Author tells how knifeman was ‘last thing my right eye would ever see’

Emma Guinness
Friday 12 April 2024 17:26
Aftermath: the author was left blind in one eye after the attack
Aftermath: the author was left blind in one eye after the attack (PA)

Salman Rushdie has for the first time opened up about the 2022 knife attack that nearly claimed his life.

The author, 76, was repeatedly stabbed while preparing to deliver a lecture on free speech at the Chautauqua Institution in New York two years ago.

The attack took place after a fatwa - assassination order - was placed on the author’s head in 1989 for what was considered in parts of the Islamic world as blasphemous content in his novel, The Satanic Verses.

While this fatwa was removed, the threats against the author’s life persisted, and he has now revealed how he felt when he met his would-be assassin.

“So it’s you. Here you are,” the author recalled thinking. “It felt like something coming out of the distant past and trying to drag me back in time, if you like, back into that distant past, in order to kill me.”

Rushdie offended parts of the Islamic world with his 1988 novel, which included derogatory depictions of the Prophet Muhammed.

He was ultimately forced into hiding as a result, but eventually stepped back into the public eye again, believing that any serious threats against his life were in the past.

The author lost his sight in one eye as a result of the attack (PA Archive)

Hadi Matar, then 24, is accused of attacking Rushdie and has been held without bail since the August 2022 attack.

While he has pled not guilty to the charges against him, he has admitted to disliking the author because of his treatment of Islam.

He said: “I don’t like the person. I don’t think he’s a very good person.

“He’s someone who attacked Islam, he attacked their beliefs, the belief systems.”

Rushdie’s interview comes ahead of the release of his new memoir about the attack, Knife: Meditations After an Attempted Murder.

Reading from the new memoir, the Booker Prize winner said: “In the corner of my right eye – the last thing my right eye would ever see – I saw the man in black running toward me down the right-hand side of the seating area. Black clothes, black face mask. He was coming in hard and low. A squat missile.

Hadi Matar is accused of stabbing Salman Rushdie (Copyright 2022 The Associated Press. All rights reserved)

“I confess, I had sometimes imagined my assassin rising up in some public forum or other, and coming for me in just this way.

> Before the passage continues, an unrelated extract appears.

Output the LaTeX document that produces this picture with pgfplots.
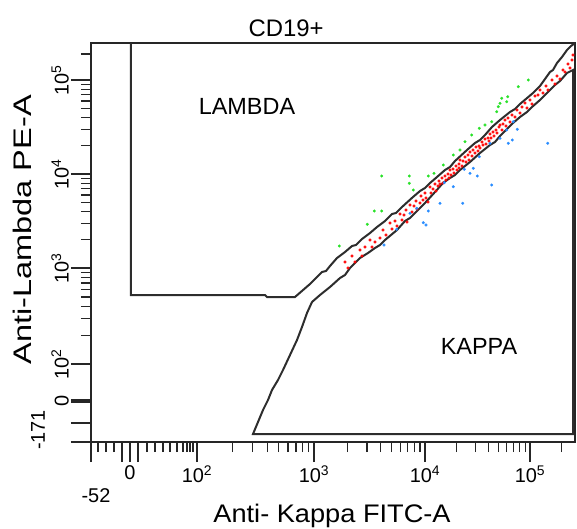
\documentclass[border=0pt]{standalone}
\usepackage{fontspec}
\setmainfont{Liberation Sans}
\usepackage{pgfplots}
\pgfplotsset{compat=1.18}

\definecolor{gatecol}{RGB}{45,45,45}
\definecolor{dotred}{RGB}{255,0,0}
\definecolor{dotgreen}{RGB}{40,225,40}
\definecolor{dotblue}{RGB}{40,140,255}

\begin{document}
\begin{tikzpicture}
\useasboundingbox (-91bp,-87bp) rectangle (486bp,442bp);
\begin{axis}[
    scale only axis,
    width=484bp, height=399bp,
    xmin=91, xmax=575, ymin=43, ymax=442, y dir=reverse, % display units of the biexponential plot
    axis line style={black!85, line width=1.6bp},
    tick align=outside, xtick pos=bottom, ytick pos=left,
    xtick={130,197,314,425,530},
    xticklabels={0,10\textsuperscript{2},10\textsuperscript{3},10\textsuperscript{4},10\textsuperscript{5}},
    minor xtick={98,106,114,147,155,163,170,177,183,187,190,193,
        232.2,252.8,267.4,278.8,288.0,295.9,302.7,308.6,
        347.4,367.0,380.8,391.6,400.4,407.8,414.2,419.9,
        456.6,475.1,488.2,498.4,506.7,513.7,519.8,525.2,561.6},
    ytick={80,174,268,364,401},
    yticklabels={10\textsuperscript{5},10\textsuperscript{4},10\textsuperscript{3},10\textsuperscript{2},0},
    minor ytick={335.1,318.2,306.2,296.9,289.3,282.9,277.3,272.4,
        239.7,223.2,211.4,202.3,194.9,188.6,183.1,178.3,
        145.7,129.2,117.4,108.3,100.9,94.6,89.1,84.3,54},
    extra x ticks={91,122,138}, extra x tick labels={-52,{},{}},
    extra x tick style={tick label style={xshift=5bp,yshift=-23bp}},
    extra y ticks={442,423,399.2,402.8}, extra y tick labels={-171,{},{},{}},
    extra y tick style={tick label style={xshift=-24bp,yshift=12bp}},
    major tick length=20bp, minor tick length=10bp,
    every tick/.style={black!85, line width=1.2bp},
    tick label style={font=\fontsize{20}{22}\selectfont},
    yticklabel style={rotate=90, anchor=south, inner sep=2bp},
    title={CD19+},
    title style={at={(axis description cs:0.403,1.002)}, anchor=base, font=\fontsize{24}{26}\selectfont},
    xlabel={\scalebox{1.07}[1]{Anti- Kappa FITC-A}},
    xlabel style={at={(axis description cs:0.498,-0.2005)}, anchor=base, font=\fontsize{25.5}{28}\selectfont},
    ylabel={\scalebox{1.28}[1]{Anti-Lambda PE-A}},
    ylabel style={at={(axis description cs:-0.122,0.532)}, anchor=base, font=\fontsize{25.5}{28}\selectfont},
]
% LAMBDA gate
\addplot[gatecol, line width=2bp] coordinates {
    (131,43) (131,295) (265,295) (267,297) (295,297)
    (310,284) (322,272) (326,271) (330,266) (337,258) (345,252) (352,246) (356,245)
    (362,239) (370,233) (377,227) (385,221) (392,214) (396,213) (402,207) (413,197)
    (420,191) (425,188) (430,183) (437,177) (445,170) (450,167) (455,161) (467,150)
    (475,143) (480,140) (485,135) (492,127) (500,120) (510,112) (515,109) (520,104)
    (533,93) (540,86) (545,79) (550,72) (553,70) (557,63) (562,57) (567,50) (571,46) (575,43)
};
% KAPPA gate
\addplot[gatecol, line width=2bp] coordinates {
    (312,302) (320,295) (330,287) (340,278) (345,275) (350,268) (360,258) (368,253)
    (375,248) (380,245) (385,240) (397,230) (405,221) (410,218) (415,213) (425,203)
    (435,192) (443,183) (450,178) (455,175) (460,170) (470,162) (480,153) (490,145)
    (495,142) (500,136) (513,123) (520,117) (527,112) (532,107) (540,100) (547,93)
    (555,85) (560,81) (567,73) (573,70) (573,434) (253,434)
    (258,422) (263,410) (268,400) (272,390) (278,380) (283,370) (290,355) (297,340)
    (302,327) (307,313) (312,302)
};
% events inside the band
\addplot[only marks, color=dotred, mark=*, mark size=1.4bp, mark options={draw=dotred, fill=dotred, line width=0.2bp}] coordinates {
    (345,262) (348,268) (352,256) (355,262) (360,250) (362,256) (365,247)
    (370,240) (372,247) (375,242) (380,238) (383,230) (386,235)
    (390,223) (392,229) (395,221) (397,226)
    (400,214) (402,220) (404,215) (406,210) (407,222)
    (410,205) (412,212) (414,206) (416,201) (417,209)
    (420,203) (421,196) (423,200) (425,193) (426,198) (428,202)
    (430,187) (431,193) (433,189) (435,184) (436,191) (438,186) (439,181)
    (440,184) (442,178) (443,183) (445,176) (446,180) (448,174) (449,178)
    (450,170) (451,175) (453,169) (454,173) (456,166) (457,170) (459,164) (459,168)
    (460,160) (462,166) (463,161) (465,157) (466,162) (468,155) (469,160)
    (470,152) (472,156) (473,150) (475,153) (476,147) (478,151) (479,146)
    (480,148) (482,142) (483,145) (485,139) (486,144) (488,138) (489,141)
    (490,134) (491,138) (493,132) (494,136) (496,130) (497,133) (499,127)
    (500,125) (502,130) (503,124) (505,120) (506,126) (508,118) (510,122)
    (512,115) (515,117) (517,110) (520,113) (522,107)
    (525,103) (527,108) (530,100) (532,104) (535,96)
    (538,95) (540,90) (543,93) (546,86) (548,90)
    (552,80) (555,84) (557,76) (560,79) (563,70)
    (565,72) (568,64) (570,68) (572,60) (573,55)
};
% LAMBDA events
\addplot[only marks, color=dotgreen, mark=*, mark size=1.4bp, mark options={draw=dotgreen, fill=dotgreen, line width=0.2bp}] coordinates {
    (339.3,246) (367.3,224.3) (374.3,211) (381.7,211) (381.7,176) (409.3,176)
    (409.3,183.3) (413.3,190) (428.3,176) (434,173.3) (443.3,165) (453.3,155)
    (460,150) (465,141.7) (471.7,135) (479.3,128.3) (485,125) (491.7,121.7)
    (496.7,111.7) (498.3,106.7) (500,103.3) (501.7,98.3) (507.7,96.7) (506.7,101.7)
    (528.3,80) (518.3,86.7)
};
% KAPPA events
\addplot[only marks, color=dotblue, mark=*, mark size=1.4bp, mark options={draw=dotblue, fill=dotblue, line width=0.2bp}] coordinates {
    (384,245) (396.7,229.3) (410,213.3) (416.7,208.3) (423.3,222.7) (426,225)
    (428.3,211) (440,203.3) (444.3,182.7) (453.3,186.7) (462.7,203.3) (464.3,169.3)
    (470,173.3) (473.3,168.3) (477.3,176) (479.3,156.7) (491.7,185) (500,138.3)
    (508.3,143.3) (512.3,140) (517.3,129.3) (490,143.3) (506.7,130) (513.3,121.7)
    (547.7,143.3)
};
\node[font=\fontsize{23.5}{26}\selectfont, anchor=base] at (axis cs:247,114) {LAMBDA};
\node[font=\fontsize{23.5}{26}\selectfont, anchor=base] at (axis cs:479,354) {KAPPA};
\end{axis}
\end{tikzpicture}
\end{document}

So my first thought when I saw this murderous shape rushing towards me was, ‘So it’s you. Here you are.’”

After the attack, Rushdie remained in hospital for six weeks. “One of the surgeons who had saved my life said to me, ‘First you were really unlucky and then you were really lucky’. I said, ‘What’s the lucky part?’ and he said ‘Well, the lucky part is that the man who attacked you had no idea how to kill a man with a knife’,” Rushdie told Anderson Cooper on CBS’s 60 Minutes in his first television interview since the attack.

Knife: Meditations After an Attempted Murder is being released on 16 April.